GIVEN INSTRUCTION: From the very first line of the data to the line containing "const yMajorTicks = [0.4, 0.6, 0.8, 1.0, 1.2];", retype everything exactly, leaving the pictures behind.

◆ ◆ ◆ ◆

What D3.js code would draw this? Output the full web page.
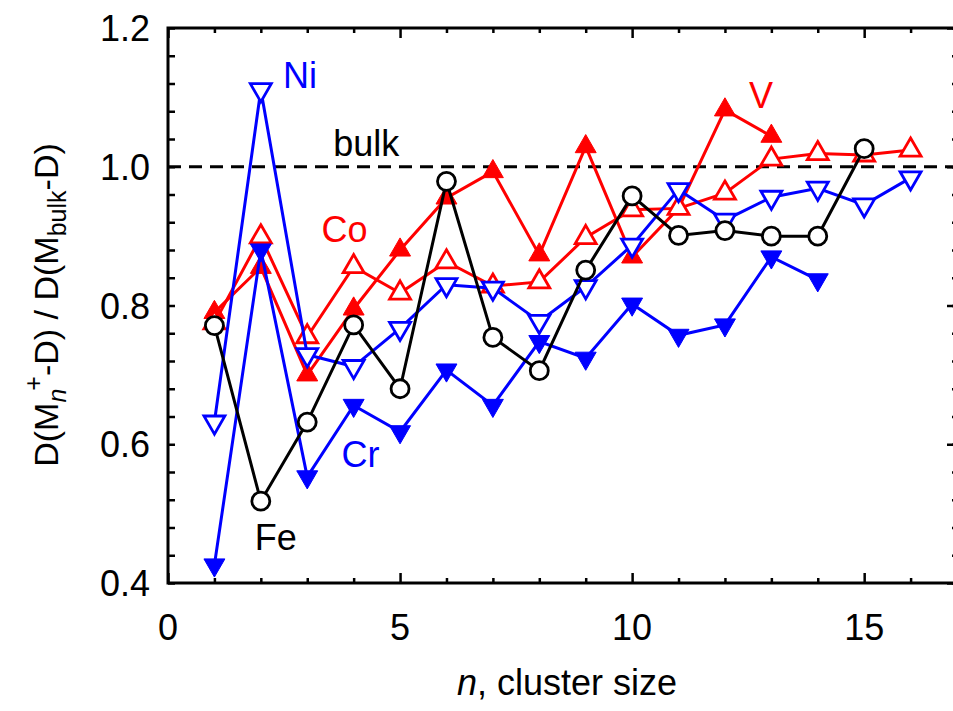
<!DOCTYPE html>
<html>
<head>
<meta charset="utf-8">
<script src="https://cdn.jsdelivr.net/npm/d3@7"></script>
<style>
  body { margin: 0; background: #fff; }
  svg { display: block; font-family: "Liberation Sans", Arial, sans-serif; }
</style>
</head>
<body>
<div id="chart"></div>
<script>
// chart frame
const FRAME_WIDTH = 953;
const FRAME_HEIGHT = 711;
const MARGINS = {left: 168, right: -4, top: 28, bottom: 128};

// cluster sizes and the series
const sizesV  = [1, 2, 3, 4, 5, 6, 7, 8, 9, 10, 11, 12, 13];
const valuesV = [0.790, 0.855, 0.700, 0.795, 0.880, 0.955, 0.993, 0.873, 1.029, 0.870, 0.940, 1.082, 1.044];

const sizesCo  = [1, 2, 3, 4, 5, 6, 7, 8, 9, 10, 11, 12, 13, 14, 15, 16];
const valuesCo = [0.775, 0.899, 0.755, 0.856, 0.818, 0.863, 0.828, 0.834, 0.898, 0.938, 0.940, 0.962, 1.011, 1.019, 1.017, 1.024];

const sizesCr  = [1, 2, 3, 4, 5, 6, 7, 8, 9, 10, 11, 12, 13, 14];
const valuesCr = [0.426, 0.880, 0.553, 0.656, 0.618, 0.707, 0.656, 0.748, 0.724, 0.802, 0.757, 0.772, 0.870, 0.837];

const sizesNi  = [1, 2, 3, 4, 5, 6, 7, 8, 9, 10, 11, 12, 13, 14, 15, 16];
const valuesNi = [0.632, 1.111, 0.729, 0.712, 0.767, 0.830, 0.825, 0.777, 0.827, 0.887, 0.967, 0.923, 0.956, 0.969, 0.945, 0.984];

const sizesFe  = [1, 2, 3, 4, 5, 6, 7, 8, 9, 10, 11, 12, 13, 14, 15];
const valuesFe = [0.771, 0.518, 0.632, 0.772, 0.680, 0.979, 0.754, 0.706, 0.851, 0.958, 0.901, 0.908, 0.900, 0.900, 1.026];

const bulkLevel = 1.0;

// axis ticks
const xMajorTicks = [0, 5, 10, 15];
const yMajorTicks = [0.4, 0.6, 0.8, 1.0, 1.2];

const VIS_WIDTH = FRAME_WIDTH - MARGINS.left - MARGINS.right;
const VIS_HEIGHT = FRAME_HEIGHT - MARGINS.top - MARGINS.bottom;

const svg = d3.select("#chart")
  .append("svg")
    .attr("width", FRAME_WIDTH)
    .attr("height", FRAME_HEIGHT);

const X_SCALE = d3.scaleLinear().domain([0, 17]).range([MARGINS.left, MARGINS.left + VIS_WIDTH]);
const Y_SCALE = d3.scaleLinear().domain([0.4, 1.2]).range([MARGINS.top + VIS_HEIGHT, MARGINS.top]);

// ticks: minor every 1 on x, every 0.04 on y, all pointing inward
const xMinor = d3.range(0, 18, 1);
const yMinor = d3.range(0, 21).map(i => 0.4 + i * 0.04);

function addAxis(axisFn, scale, translate, values, size) {
  svg.append("g")
    .attr("transform", translate)
    .call(axisFn(scale).tickValues(values).tickSize(size).tickFormat(""))
    .call(g => g.select(".domain").remove())
    .call(g => g.selectAll("line").attr("stroke", "#000").attr("stroke-width", 2.5));
}
const x0 = X_SCALE(0), x1 = X_SCALE(17), y0 = Y_SCALE(0.4), y1 = Y_SCALE(1.2);
addAxis(d3.axisTop, X_SCALE, `translate(0,${y0})`, xMinor.filter(d => d % 5), 5);
addAxis(d3.axisTop, X_SCALE, `translate(0,${y0})`, xMajorTicks, 10);
addAxis(d3.axisBottom, X_SCALE, `translate(0,${y1})`, xMinor.filter(d => d % 5), 5);
addAxis(d3.axisBottom, X_SCALE, `translate(0,${y1})`, xMajorTicks, 10);
addAxis(d3.axisRight, Y_SCALE, `translate(${x0},0)`, yMinor, 7);
addAxis(d3.axisLeft, Y_SCALE, `translate(${x1},0)`, yMinor, 5);
addAxis(d3.axisLeft, Y_SCALE, `translate(${x1},0)`, yMajorTicks, 10);

// tick labels
svg.append("g").selectAll("text")
  .data(xMajorTicks).join("text")
    .attr("x", d => X_SCALE(d))
    .attr("y", y0 + 57)
    .attr("text-anchor", "middle")
    .attr("font-size", 36)
    .text(d => d);

svg.append("g").selectAll("text")
  .data(yMajorTicks).join("text")
    .attr("x", x0 - 18)
    .attr("y", d => Y_SCALE(d) + 13)
    .attr("text-anchor", "end")
    .attr("font-size", 36)
    .text(d => d.toFixed(1));

// bulk reference line
svg.append("line")
  .attr("x1", x0).attr("x2", x1)
  .attr("y1", Y_SCALE(bulkLevel)).attr("y2", Y_SCALE(bulkLevel))
  .attr("stroke", "#000").attr("stroke-width", 3)
  .attr("stroke-dasharray", "13,8");

const line = d3.line().x(d => X_SCALE(d[0])).y(d => Y_SCALE(d[1]));

const triUp = d3.symbol().type(d3.symbolTriangle).size(190);

function drawSeries(xs, ys, color, marker, filled) {
  const pts = xs.map((x, i) => [x, ys[i]]);
  const g = svg.append("g");
  g.append("path")
    .datum(pts)
    .attr("d", line)
    .attr("fill", "none")
    .attr("stroke", color)
    .attr("stroke-width", 3);
  const m = g.selectAll(".m").data(pts).join(marker === "circle" ? "circle" : "path");
  if (marker === "circle") {
    m.attr("cx", d => X_SCALE(d[0])).attr("cy", d => Y_SCALE(d[1])).attr("r", 9);
  } else {
    const rot = marker === "down" ? 180 : 0;
    m.attr("d", triUp())
     .attr("transform", d => `translate(${X_SCALE(d[0])},${Y_SCALE(d[1])}) rotate(${rot})`);
  }
  m.attr("fill", filled ? color : "#fff")
   .attr("stroke", color)
   .attr("stroke-width", filled ? 1 : 2.8);
}

drawSeries(sizesV, valuesV, "#ff0000", "up", true);
drawSeries(sizesCo, valuesCo, "#ff0000", "up", false);
drawSeries(sizesCr, valuesCr, "#0000ff", "down", true);
drawSeries(sizesNi, valuesNi, "#0000ff", "down", false);
drawSeries(sizesFe, valuesFe, "#000000", "circle", false);

// series labels
const labels = [
  {text: "Ni", x: 2.48, y: 1.114, color: "#0000ff"},
  {text: "bulk", x: 3.56, y: 1.016, color: "#000"},
  {text: "Co", x: 3.31, y: 0.892, color: "#ff0000"},
  {text: "V", x: 12.52, y: 1.085, color: "#ff0000"},
  {text: "Cr", x: 3.74, y: 0.567, color: "#0000ff"},
  {text: "Fe", x: 1.87, y: 0.447, color: "#000"}
];
svg.append("g").selectAll("text")
  .data(labels).join("text")
    .attr("x", d => X_SCALE(d.x))
    .attr("y", d => Y_SCALE(d.y))
    .attr("fill", d => d.color)
    .attr("font-size", 36)
    .text(d => d.text);

// frame
svg.append("rect")
  .attr("x", x0).attr("y", y1)
  .attr("width", x1 - x0).attr("height", y0 - y1)
  .attr("fill", "none").attr("stroke", "#000").attr("stroke-width", 3);

// axis titles
const xt = svg.append("text")
  .attr("x", 567).attr("y", 695)
  .attr("text-anchor", "middle")
  .attr("font-size", 36);
xt.append("tspan").attr("font-style", "italic").text("n");
xt.append("tspan").text(", cluster size");

const yt = svg.append("text")
  .attr("transform", "translate(58,305) rotate(-90)")
  .attr("text-anchor", "middle")
  .attr("font-size", 34);
yt.append("tspan").text("D(M");
yt.append("tspan").attr("font-style", "italic").attr("font-size", 25).attr("dy", 8).text("n");
yt.append("tspan").attr("font-size", 25).attr("dy", -24).attr("dx", -2).text("+");
yt.append("tspan").attr("dy", 16).text("-D) / D(M");
yt.append("tspan").attr("font-size", 25).attr("dy", 8).text("bulk");
yt.append("tspan").attr("dy", -8).text("-D)");
</script>
</body>
</html>
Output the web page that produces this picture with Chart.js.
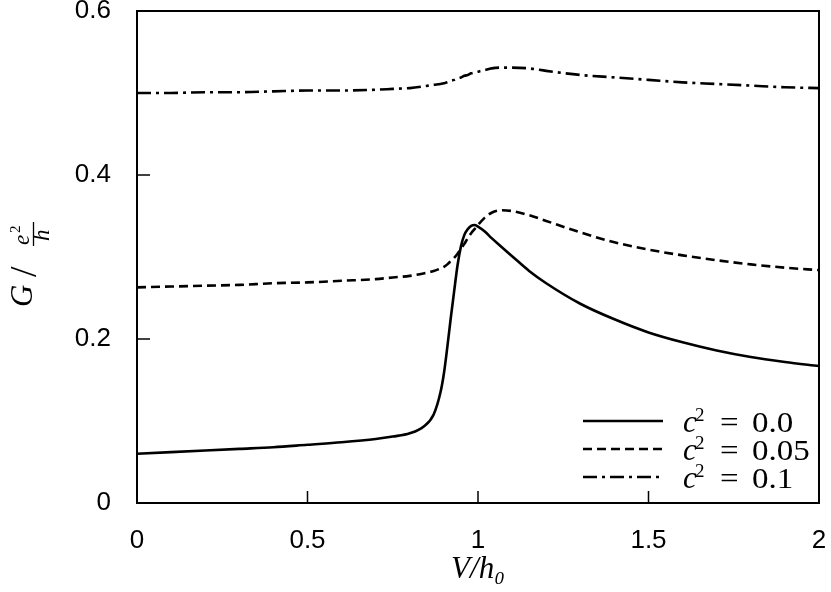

◆ ◆ ◆ ◆

WRITTEN ANSWER:
What D3.js code would draw this? Output the full web page.
<!DOCTYPE html>
<html>
<head>
<meta charset="utf-8">
<script src="https://cdn.jsdelivr.net/npm/d3@7"></script>
<style>
  body { margin: 0; background: #fff; }
  svg { display: block; font-family: "Liberation Sans", Arial, sans-serif; }
</style>
</head>
<body>
<div id="chart"></div>
<script>
// chart frame
const FRAME_WIDTH = 953;
const FRAME_HEIGHT = 711;
const MARGINS = {left: 168, right: -4, top: 28, bottom: 128};

// cluster sizes and the series
const sizesV  = [1, 2, 3, 4, 5, 6, 7, 8, 9, 10, 11, 12, 13];
const valuesV = [0.790, 0.855, 0.700, 0.795, 0.880, 0.955, 0.993, 0.873, 1.029, 0.870, 0.940, 1.082, 1.044];

const sizesCo  = [1, 2, 3, 4, 5, 6, 7, 8, 9, 10, 11, 12, 13, 14, 15, 16];
const valuesCo = [0.775, 0.899, 0.755, 0.856, 0.818, 0.863, 0.828, 0.834, 0.898, 0.938, 0.940, 0.962, 1.011, 1.019, 1.017, 1.024];

const sizesCr  = [1, 2, 3, 4, 5, 6, 7, 8, 9, 10, 11, 12, 13, 14];
const valuesCr = [0.426, 0.880, 0.553, 0.656, 0.618, 0.707, 0.656, 0.748, 0.724, 0.802, 0.757, 0.772, 0.870, 0.837];

const sizesNi  = [1, 2, 3, 4, 5, 6, 7, 8, 9, 10, 11, 12, 13, 14, 15, 16];
const valuesNi = [0.632, 1.111, 0.729, 0.712, 0.767, 0.830, 0.825, 0.777, 0.827, 0.887, 0.967, 0.923, 0.956, 0.969, 0.945, 0.984];

const sizesFe  = [1, 2, 3, 4, 5, 6, 7, 8, 9, 10, 11, 12, 13, 14, 15];
const valuesFe = [0.771, 0.518, 0.632, 0.772, 0.680, 0.979, 0.754, 0.706, 0.851, 0.958, 0.901, 0.908, 0.900, 0.900, 1.026];

const bulkLevel = 1.0;

// axis ticks
const xMajorTicks = [0, 5, 10, 15];
const yMajorTicks = [0.4, 0.6, 0.8, 1.0, 1.2];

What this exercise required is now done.